## Collaborative Filtering

- Sampling ratings by # of users

- Users filtered: the users who have rated minimum of 20 movies

- Filtering movies with at least 50 ratings 

- Suprise Library
    
       - Memory Based
        
       - Model Based
      
- Comparison between different algorithms: 
        
       - 1000 users
        
       - cv =5
        
       - metric: rmse

       - selected the model with the least test_rmse
       
- Evaluations: separate notebook
    
        - Precision/Recall @K k =5
        
        - Personalization Score: 5fold
        
        - Personal Diversity: top 10 movies
        
        - General Diversity: # of users = 20 , top 10 recommendation
        
        - Average of average ratings: # of users = 20 , top 10 recommendation


       
- Top two models compared:
        
        - SVDpp()
        
        - KNNBaseline

| Model | Personalization | Precision@10 | Recall@10 | Personal diversity | Global diversity | Average rating
| --- | --- | --- | --- | --- | --- | --- 
| SVDpp | 0.79 | 0.87 | 0.26 | 0.36 | 1495.15 | 4.07
| KNNBaseline | 0.8 | 0.84 | 0.27 | 0.42 | 86.2 | 3.6

# - Model Selected: KNNBaseline 

    - Build train dataset using users_ratings['userId','movieId','rating' ]
    
    - Model is trained on complete data(user-item)
    
    - Builds test set using build_anti_testset: it created all the user-item combinations
      not present in the actuat dataset(trainset). This returns a list uid	iid	r_ui	
      here r_ui the global mean of all ratings as here user is known, item is known only
      the r_ui is known.
      
    - Predictions: an estimated rating is predicted for the user-item combination in the test set.
    
    - Recommendation:
        
        -  create user_profile: filter all the user-item ratings based on the user_id from the testset
        
        -  recommend top_n movies to the user
        



In [34]:
import pandas as pd
import os
import numpy as np
import matplotlib.pyplot as plt
import seaborn as sns
import datetime as datetime
import operator
import scipy.spatial.distance as distance
from sklearn import metrics 
import random
import pickle
import time
from sklearn.model_selection import train_test_split
from sklearn.linear_model import LinearRegression
import fastparquet
from scipy.sparse import csr_matrix
from surprise import SVD,Dataset,Reader
from collections import defaultdict
from surprise.model_selection import cross_validate,KFold
from surprise import SVDpp, SlopeOne, NMF, NormalPredictor, KNNBaseline, KNNBasic, KNNWithMeans, KNNWithZScore, BaselineOnly, CoClustering

# Reading all the files

In [16]:
df = pd.read_parquet('processed_files/processed_df.parq')
ratings = pd.read_parquet('processed_files/ratings_sample_useradd.parq')
ratings = ratings.reset_index()
movies_raitings = pd.read_parquet('processed_files/movies_ratings.parq')
movies_raitings = movies_raitings.rename(columns={"avg": "Average_Ratings"})

In [17]:
with open('processed_files/sparse_metadata', "rb") as f:
    cols = pickle.load(f)
    movieIds = pickle.load(f)

# Filtering movies rated at least by 50 users

In [18]:
filtered_movies = movies_raitings[movies_raitings['cnt']>50].movieId.values
moviesfilters = ratings[ratings.movieId.isin(filtered_movies)]

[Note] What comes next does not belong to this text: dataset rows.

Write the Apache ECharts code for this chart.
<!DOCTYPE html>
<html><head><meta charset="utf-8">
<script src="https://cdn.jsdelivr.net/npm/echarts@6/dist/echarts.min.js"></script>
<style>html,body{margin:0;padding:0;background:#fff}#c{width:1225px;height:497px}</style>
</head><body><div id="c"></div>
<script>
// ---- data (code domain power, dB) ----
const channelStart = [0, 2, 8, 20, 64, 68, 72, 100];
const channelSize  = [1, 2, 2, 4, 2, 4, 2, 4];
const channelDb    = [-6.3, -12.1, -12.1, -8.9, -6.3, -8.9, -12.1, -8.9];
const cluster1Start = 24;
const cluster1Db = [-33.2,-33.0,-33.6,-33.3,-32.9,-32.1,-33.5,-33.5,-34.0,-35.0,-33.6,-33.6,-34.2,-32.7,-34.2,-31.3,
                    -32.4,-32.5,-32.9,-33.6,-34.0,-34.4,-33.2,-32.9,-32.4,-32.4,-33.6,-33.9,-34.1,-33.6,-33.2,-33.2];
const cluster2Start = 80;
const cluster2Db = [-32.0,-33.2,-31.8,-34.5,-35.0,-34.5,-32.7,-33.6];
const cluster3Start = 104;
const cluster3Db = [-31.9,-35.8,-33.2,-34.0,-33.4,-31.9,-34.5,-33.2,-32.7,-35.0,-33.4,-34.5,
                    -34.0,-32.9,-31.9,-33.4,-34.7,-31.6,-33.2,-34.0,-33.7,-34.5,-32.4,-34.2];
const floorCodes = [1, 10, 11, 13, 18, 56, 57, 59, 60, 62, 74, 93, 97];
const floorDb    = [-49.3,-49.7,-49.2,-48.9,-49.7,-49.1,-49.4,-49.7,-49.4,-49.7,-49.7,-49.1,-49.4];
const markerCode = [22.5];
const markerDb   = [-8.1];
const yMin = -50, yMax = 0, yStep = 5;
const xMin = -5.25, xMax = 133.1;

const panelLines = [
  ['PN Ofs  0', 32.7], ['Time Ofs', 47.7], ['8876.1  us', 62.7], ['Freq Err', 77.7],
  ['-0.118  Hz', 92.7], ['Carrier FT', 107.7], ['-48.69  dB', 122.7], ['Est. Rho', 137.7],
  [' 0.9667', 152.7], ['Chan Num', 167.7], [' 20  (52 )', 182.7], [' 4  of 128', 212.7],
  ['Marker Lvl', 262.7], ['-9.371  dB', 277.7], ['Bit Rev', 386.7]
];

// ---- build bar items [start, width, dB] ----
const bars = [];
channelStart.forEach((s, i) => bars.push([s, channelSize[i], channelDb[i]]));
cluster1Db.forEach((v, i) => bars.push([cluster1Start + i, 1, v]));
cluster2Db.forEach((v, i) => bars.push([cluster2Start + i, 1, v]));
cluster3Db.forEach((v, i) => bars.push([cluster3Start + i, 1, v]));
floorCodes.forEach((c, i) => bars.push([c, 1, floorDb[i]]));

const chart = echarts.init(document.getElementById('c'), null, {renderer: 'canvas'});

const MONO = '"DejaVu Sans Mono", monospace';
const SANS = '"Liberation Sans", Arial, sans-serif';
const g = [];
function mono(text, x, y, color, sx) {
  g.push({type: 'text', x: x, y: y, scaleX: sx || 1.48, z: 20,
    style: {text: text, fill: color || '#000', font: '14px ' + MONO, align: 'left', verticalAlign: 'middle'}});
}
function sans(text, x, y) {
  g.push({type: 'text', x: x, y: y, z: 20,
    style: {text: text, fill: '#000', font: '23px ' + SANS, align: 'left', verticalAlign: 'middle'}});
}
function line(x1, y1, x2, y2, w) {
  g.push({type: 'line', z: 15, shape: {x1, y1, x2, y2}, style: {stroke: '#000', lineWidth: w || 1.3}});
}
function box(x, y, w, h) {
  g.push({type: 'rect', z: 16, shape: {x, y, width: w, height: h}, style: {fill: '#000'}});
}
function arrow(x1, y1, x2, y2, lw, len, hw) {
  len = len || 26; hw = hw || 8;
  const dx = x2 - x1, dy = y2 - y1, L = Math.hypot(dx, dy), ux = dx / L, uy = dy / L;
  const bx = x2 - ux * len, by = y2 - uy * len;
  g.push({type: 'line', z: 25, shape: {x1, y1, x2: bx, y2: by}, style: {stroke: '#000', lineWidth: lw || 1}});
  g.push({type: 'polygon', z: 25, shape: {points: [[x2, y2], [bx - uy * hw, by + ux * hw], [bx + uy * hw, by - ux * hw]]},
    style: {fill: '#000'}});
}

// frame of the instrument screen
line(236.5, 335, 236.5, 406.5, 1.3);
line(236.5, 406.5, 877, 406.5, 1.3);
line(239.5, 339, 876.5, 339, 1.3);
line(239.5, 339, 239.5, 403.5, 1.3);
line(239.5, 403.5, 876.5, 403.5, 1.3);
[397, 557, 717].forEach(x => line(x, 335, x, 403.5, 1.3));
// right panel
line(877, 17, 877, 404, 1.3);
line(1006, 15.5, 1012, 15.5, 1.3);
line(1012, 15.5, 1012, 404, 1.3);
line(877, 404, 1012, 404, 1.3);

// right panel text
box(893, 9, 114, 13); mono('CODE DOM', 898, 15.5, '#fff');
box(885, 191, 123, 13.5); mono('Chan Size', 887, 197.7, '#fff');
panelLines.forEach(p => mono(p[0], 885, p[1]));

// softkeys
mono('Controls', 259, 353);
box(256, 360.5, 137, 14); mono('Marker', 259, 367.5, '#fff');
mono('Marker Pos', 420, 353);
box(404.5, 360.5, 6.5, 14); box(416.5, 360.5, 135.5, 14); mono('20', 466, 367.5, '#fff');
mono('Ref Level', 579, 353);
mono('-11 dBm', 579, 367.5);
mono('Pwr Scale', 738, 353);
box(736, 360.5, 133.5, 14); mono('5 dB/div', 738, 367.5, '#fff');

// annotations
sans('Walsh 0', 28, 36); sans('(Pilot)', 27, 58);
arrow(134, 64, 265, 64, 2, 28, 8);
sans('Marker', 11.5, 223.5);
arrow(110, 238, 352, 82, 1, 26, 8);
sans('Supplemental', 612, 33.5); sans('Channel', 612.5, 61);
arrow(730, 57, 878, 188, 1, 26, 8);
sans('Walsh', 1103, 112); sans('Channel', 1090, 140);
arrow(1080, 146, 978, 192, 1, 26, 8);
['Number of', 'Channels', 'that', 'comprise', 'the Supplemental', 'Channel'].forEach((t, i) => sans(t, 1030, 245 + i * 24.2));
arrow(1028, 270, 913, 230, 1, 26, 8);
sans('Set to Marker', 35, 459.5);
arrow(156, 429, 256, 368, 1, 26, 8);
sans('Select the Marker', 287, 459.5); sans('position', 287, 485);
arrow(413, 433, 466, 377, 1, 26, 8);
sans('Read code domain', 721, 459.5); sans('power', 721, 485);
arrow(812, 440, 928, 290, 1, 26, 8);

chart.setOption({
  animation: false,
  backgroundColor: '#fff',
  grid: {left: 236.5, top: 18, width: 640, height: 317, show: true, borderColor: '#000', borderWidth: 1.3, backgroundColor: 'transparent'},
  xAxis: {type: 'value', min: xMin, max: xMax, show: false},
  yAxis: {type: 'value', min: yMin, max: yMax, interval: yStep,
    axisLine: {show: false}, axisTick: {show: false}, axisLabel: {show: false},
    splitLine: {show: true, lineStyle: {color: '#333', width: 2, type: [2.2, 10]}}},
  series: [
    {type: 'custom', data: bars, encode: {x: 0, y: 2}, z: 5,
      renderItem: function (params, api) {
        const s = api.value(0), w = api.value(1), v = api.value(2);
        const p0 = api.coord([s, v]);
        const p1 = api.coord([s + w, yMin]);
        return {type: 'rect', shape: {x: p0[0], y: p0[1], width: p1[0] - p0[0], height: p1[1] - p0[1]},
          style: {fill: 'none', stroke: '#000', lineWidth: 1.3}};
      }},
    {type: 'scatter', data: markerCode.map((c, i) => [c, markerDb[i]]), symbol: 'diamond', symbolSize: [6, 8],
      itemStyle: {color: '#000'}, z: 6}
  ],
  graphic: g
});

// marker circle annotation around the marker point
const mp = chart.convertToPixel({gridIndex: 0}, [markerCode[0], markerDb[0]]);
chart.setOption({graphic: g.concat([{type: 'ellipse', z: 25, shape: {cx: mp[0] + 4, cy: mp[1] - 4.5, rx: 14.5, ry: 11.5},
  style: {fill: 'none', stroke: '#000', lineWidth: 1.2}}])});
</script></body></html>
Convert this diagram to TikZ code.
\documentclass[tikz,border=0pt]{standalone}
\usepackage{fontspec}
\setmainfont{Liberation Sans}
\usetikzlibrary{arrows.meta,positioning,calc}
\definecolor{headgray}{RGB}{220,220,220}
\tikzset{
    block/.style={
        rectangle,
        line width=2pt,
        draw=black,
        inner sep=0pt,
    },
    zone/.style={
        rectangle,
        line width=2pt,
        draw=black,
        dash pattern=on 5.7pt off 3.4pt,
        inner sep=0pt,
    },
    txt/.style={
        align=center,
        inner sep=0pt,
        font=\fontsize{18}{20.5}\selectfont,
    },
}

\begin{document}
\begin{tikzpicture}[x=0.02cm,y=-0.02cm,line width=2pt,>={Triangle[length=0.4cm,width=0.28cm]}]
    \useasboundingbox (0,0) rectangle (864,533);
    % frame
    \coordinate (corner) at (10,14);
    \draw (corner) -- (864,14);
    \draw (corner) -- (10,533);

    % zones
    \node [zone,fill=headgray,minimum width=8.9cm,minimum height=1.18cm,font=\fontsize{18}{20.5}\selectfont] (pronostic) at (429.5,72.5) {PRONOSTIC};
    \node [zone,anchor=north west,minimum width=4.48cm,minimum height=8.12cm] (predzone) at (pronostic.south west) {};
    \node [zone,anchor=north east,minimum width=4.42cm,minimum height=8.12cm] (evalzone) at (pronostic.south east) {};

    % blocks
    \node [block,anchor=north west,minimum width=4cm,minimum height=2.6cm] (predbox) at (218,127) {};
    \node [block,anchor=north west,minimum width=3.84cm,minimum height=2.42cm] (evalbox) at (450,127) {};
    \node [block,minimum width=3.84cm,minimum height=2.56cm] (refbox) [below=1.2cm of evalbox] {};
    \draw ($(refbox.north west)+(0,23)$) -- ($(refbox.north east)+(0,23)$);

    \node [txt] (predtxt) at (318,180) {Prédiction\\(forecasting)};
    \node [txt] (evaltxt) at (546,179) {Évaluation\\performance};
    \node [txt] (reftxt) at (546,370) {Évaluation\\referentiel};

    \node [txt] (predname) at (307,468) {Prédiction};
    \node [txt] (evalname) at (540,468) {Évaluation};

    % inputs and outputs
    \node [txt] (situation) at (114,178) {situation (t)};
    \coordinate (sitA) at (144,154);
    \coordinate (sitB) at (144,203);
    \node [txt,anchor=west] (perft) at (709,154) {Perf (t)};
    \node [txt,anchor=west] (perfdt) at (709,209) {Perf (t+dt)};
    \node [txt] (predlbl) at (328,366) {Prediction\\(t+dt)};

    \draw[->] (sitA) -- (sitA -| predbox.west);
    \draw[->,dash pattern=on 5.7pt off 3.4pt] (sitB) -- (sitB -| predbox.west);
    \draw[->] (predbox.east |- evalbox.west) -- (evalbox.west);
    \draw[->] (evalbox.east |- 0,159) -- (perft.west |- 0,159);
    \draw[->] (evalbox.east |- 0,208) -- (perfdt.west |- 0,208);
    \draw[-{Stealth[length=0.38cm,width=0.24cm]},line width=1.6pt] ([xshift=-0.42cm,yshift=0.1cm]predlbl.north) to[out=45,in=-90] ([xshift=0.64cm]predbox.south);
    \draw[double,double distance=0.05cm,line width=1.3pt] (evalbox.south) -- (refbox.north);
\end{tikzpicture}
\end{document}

print(f' Number of movies at least rated by 50 users: {len(filtered_movies)}')

 Number of movies at least rated by 50 users: 11840


# Creating users list

In [24]:
users_list = ratings.groupby('userId')['userId'].count().reset_index(name="rating_count")
print(f' Number of users who rated at least 20 movies: {len(users_list)}')


 Number of users who rated at least 20 movies: 40634


array([     2,      8,     14, ..., 162523, 162524, 162534])

# Model trained using n_users ratings data

In [25]:
random.seed(42)
n_users = 1000
users_list = set(users_list.userId.unique())
random_users = random.sample(users_list, n_users)
users_ratings = moviesfilters[moviesfilters.userId.isin(random_users)]
print(f' ratings for {n_users} is {len(users_ratings)}')

 ratings for 1000 is 150062


# Filtering movie data for getting movie metdata

In [26]:
movies_filters = np.unique(users_ratings.movieId.values)
movie_rating = movies_raitings[movies_raitings.movieId.isin(movies_filters)]

In [27]:
users_ratings = users_ratings[['userId','movieId','rating']]

# Below section is to train the model. Model is currently trained and saved.

# getting the min max rating 

In [9]:
min_rat = users_ratings.rating.min()
max_rat = users_ratings.rating.max()

# specify the range of rating

In [10]:
reader = Reader(rating_scale=(min_rat,max_rat))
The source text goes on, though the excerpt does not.